** start **
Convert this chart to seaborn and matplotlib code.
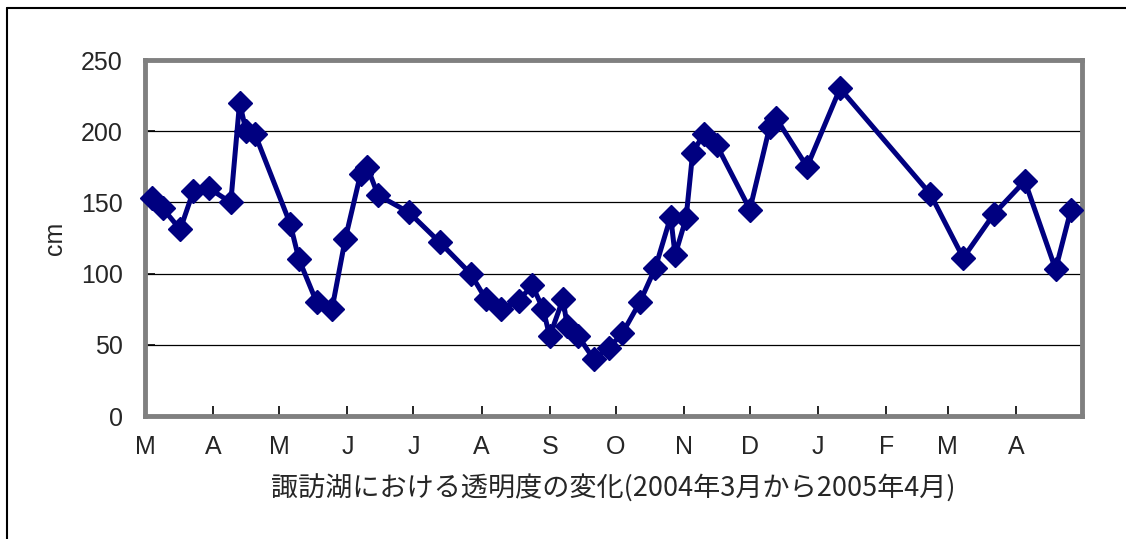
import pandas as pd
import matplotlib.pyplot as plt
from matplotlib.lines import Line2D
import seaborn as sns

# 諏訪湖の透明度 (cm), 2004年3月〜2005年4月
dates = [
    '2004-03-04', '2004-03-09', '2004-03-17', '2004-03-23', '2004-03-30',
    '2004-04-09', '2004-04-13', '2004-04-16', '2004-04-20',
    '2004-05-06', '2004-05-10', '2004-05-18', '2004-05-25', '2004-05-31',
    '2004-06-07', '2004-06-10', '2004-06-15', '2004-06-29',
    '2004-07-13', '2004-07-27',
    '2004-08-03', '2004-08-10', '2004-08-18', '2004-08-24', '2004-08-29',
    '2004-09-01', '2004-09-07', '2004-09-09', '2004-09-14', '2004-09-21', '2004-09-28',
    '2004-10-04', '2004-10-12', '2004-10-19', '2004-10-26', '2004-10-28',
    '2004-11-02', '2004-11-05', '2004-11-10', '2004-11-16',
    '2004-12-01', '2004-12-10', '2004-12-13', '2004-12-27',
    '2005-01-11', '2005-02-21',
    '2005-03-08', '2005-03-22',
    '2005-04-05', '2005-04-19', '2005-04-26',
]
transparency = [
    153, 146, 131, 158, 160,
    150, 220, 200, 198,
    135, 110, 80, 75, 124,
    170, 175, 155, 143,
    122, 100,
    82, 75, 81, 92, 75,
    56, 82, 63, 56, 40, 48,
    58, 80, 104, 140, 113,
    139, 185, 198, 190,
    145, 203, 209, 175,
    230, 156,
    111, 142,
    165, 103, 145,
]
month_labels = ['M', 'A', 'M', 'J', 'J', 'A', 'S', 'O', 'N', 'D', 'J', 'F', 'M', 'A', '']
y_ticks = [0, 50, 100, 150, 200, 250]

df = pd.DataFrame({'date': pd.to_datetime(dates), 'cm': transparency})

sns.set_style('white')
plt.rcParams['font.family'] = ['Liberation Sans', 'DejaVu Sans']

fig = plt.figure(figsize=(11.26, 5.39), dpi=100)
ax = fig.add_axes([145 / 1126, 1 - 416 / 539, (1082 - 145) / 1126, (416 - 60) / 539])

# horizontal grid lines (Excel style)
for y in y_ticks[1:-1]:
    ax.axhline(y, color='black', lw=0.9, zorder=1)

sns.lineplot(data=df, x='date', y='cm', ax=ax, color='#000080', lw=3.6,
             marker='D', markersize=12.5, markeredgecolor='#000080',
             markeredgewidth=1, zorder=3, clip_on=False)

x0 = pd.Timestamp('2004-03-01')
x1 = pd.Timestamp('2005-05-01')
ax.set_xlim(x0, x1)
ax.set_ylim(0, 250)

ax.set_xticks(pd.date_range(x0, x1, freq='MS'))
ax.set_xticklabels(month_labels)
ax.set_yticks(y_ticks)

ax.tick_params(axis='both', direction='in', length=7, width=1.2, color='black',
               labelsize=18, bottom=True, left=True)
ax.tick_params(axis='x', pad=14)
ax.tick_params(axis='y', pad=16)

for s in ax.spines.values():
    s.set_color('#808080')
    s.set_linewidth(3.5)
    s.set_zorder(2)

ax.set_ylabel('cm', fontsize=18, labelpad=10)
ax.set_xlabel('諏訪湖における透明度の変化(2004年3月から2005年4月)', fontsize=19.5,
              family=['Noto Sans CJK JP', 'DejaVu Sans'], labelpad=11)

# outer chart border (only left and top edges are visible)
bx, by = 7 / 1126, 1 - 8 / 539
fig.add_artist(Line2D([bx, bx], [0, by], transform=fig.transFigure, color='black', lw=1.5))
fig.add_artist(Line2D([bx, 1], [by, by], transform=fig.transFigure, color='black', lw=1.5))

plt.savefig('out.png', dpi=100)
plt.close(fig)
** end **
Given instruction.
Each line holding "seaborn" must be found and copied.

Exercise answer.
Convert this chart to seaborn and matplotlib code.
import seaborn as sns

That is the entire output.